Fifty examples of the tiny A-segment car have actually been on Canadian roads since 2010, driven by select business and government fleets as part of the car's developmental "beta" stage needed to make certain it would be ready for consumer use.
When the full production Canadian-specification i-MiEV finally goes on sale it will be available in two trim levels, Standard and Premium. The standard car comes with a short-list of features including air conditioning, remote keyless entry and a heated driver's seat, but spend a few thousand more and the $35,998 i-MiEV Premium adds upgraded audio with an integrated navigation system, a leather wrapped steering wheel, and 15-inch alloy wheels.
If you're worried whether or not your i-MiEV will be able to keep up to a smart car on the highway, suffice that it will maintain a top speed of 130 km/h and according to Mitsubishi will enjoy a range of 135 kilometres, so it should motor along quite nicely and you shouldn't get stranded on your commute if you remember to plug it in at night.

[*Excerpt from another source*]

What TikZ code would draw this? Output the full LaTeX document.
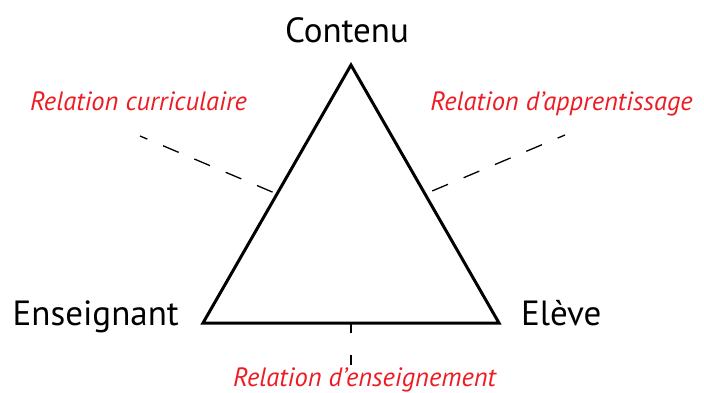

But is $32,998 the right starting price? Before we start comparing apples to oranges a few details should be noted. First, unlike the smart fortwo, which lives up to its name and only seats two people, the i-MiEV is good for four comfortably. smart is working on an all-electric fortwo, but has yet to make any announcements so gasoline power is currently the only drive system the German brand offers.

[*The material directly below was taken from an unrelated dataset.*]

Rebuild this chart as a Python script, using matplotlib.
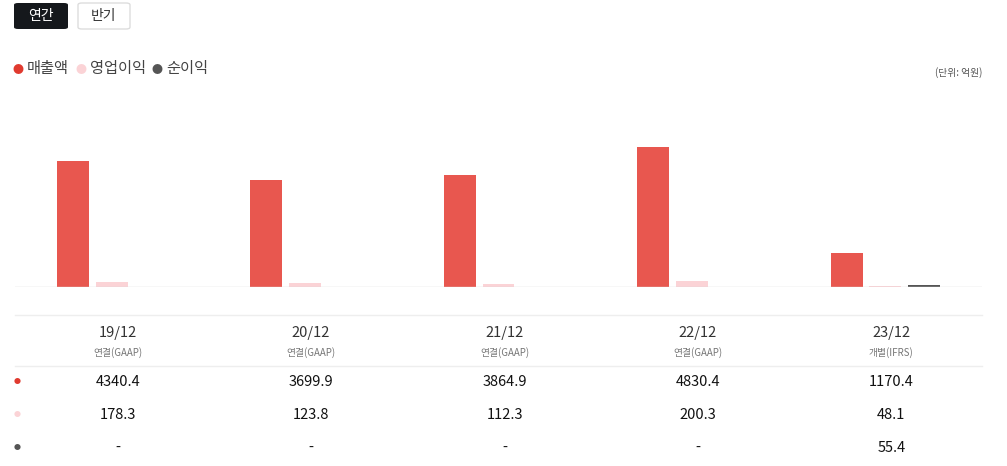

Secondly, the Nissan LEAF, which is larger than the i-MiEV and to most should feel more substantive, will most likely cost Canadian consumers more than its $32,780 U.S. base retail price.

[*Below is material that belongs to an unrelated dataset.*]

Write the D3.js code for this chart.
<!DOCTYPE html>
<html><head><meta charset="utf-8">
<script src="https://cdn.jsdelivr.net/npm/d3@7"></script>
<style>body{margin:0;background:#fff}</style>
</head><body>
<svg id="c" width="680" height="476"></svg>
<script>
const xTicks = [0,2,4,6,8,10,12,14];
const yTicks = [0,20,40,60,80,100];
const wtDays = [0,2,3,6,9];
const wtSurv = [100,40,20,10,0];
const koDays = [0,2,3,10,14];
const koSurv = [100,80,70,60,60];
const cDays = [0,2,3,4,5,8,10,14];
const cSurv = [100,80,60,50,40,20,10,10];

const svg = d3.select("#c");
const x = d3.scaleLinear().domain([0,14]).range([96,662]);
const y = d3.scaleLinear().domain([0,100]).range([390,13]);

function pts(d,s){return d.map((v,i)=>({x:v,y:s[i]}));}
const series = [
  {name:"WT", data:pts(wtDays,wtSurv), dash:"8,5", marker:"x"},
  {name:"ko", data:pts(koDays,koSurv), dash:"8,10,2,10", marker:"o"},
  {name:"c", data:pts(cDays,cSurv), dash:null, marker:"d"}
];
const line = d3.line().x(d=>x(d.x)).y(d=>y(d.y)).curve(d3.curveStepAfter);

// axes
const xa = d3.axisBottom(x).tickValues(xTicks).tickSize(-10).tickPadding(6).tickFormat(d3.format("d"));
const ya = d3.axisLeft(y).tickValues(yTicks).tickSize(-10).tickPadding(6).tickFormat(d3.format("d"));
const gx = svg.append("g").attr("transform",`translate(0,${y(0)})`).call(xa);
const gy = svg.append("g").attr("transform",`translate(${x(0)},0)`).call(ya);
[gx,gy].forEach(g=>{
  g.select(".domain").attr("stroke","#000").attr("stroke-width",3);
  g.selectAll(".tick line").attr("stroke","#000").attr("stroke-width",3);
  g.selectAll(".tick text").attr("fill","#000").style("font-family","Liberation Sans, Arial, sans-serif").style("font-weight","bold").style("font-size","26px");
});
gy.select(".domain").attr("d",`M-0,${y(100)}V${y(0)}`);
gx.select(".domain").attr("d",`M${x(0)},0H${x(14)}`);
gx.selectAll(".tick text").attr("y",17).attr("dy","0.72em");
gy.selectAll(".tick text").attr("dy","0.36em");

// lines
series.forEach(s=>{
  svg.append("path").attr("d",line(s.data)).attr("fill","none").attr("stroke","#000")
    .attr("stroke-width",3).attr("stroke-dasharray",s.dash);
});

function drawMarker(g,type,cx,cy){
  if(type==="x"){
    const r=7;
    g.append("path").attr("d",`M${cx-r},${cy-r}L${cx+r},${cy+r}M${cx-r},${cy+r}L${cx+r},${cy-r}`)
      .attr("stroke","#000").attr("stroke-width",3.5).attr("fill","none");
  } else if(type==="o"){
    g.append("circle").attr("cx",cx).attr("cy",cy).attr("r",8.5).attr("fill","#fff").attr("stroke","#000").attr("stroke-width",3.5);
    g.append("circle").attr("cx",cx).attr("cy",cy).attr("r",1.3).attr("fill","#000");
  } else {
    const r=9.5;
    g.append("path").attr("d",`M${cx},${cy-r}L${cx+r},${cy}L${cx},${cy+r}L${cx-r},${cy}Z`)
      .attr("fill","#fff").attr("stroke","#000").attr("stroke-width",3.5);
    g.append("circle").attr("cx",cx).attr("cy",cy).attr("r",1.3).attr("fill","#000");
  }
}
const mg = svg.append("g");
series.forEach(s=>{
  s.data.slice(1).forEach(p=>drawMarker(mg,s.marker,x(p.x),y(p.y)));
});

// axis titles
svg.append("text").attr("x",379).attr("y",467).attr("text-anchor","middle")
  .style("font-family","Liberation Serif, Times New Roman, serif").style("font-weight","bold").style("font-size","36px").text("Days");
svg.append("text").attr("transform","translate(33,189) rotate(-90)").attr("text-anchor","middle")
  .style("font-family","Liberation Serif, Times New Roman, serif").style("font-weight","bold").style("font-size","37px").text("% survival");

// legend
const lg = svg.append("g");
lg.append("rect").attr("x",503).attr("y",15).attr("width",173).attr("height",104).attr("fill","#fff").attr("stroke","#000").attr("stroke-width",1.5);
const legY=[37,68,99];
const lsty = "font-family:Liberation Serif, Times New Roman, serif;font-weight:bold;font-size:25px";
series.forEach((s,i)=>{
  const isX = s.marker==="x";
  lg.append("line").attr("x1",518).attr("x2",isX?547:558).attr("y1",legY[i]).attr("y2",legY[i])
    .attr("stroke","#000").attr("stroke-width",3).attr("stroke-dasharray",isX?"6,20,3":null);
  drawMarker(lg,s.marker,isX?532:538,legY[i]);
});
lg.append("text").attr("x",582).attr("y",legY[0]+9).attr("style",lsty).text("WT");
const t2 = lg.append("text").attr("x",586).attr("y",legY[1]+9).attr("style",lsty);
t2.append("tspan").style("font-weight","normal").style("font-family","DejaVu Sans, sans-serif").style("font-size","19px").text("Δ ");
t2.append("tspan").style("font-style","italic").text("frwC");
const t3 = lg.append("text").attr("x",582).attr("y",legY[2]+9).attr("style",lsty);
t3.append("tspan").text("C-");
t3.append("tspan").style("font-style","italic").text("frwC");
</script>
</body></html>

Third, another electric getting a lot of headlines is Chevrolet's Volt, but it's not entirely electric. The Volt is more of a reverse hybrid that uses electric motors to power its wheels and recharges its battery pack either by getting plugged into an electrical socket or via a small onboard gasoline engine that spins an electric generator, or a combination of both depending on driving distances. It's nevertheless more of a viable competitor than the upcoming plug-in Prius that still uses a gasoline engine as its primary driving source. The Volt won't be available in Canada until next spring.
Critics will react to the i-MiEV's $32,998 base price in the same way that they did to gasoline-electric hybrid cars when they were introduced, as being steep if compared to a regular gasoline powered subcompact that currently start in the $13,000 to $15,000 range. And such is the price paid to be an early adaptor. No doubt pricing for electrics will come down as sales go up, just like the hybrid industry has shown. It's taken more than a decade for hybrids to become a common consideration by consumers looking to replace their existing conventionally-powered cars, and part of that reason was the initial high price of entry. When Toyota's best-selling Prius entered the market it was a compact sedan selling for about $30,000. Now, with strong competition, the price of the Prius has dropped and all hybrid carmakers are enjoying better sales while consumers are winning at the pump.
i-MiEV owners will pass right by that pump altogether, and that prospect should cause the car's popularity to rise, while new competitors entering the market will no doubt push prices down in coming years.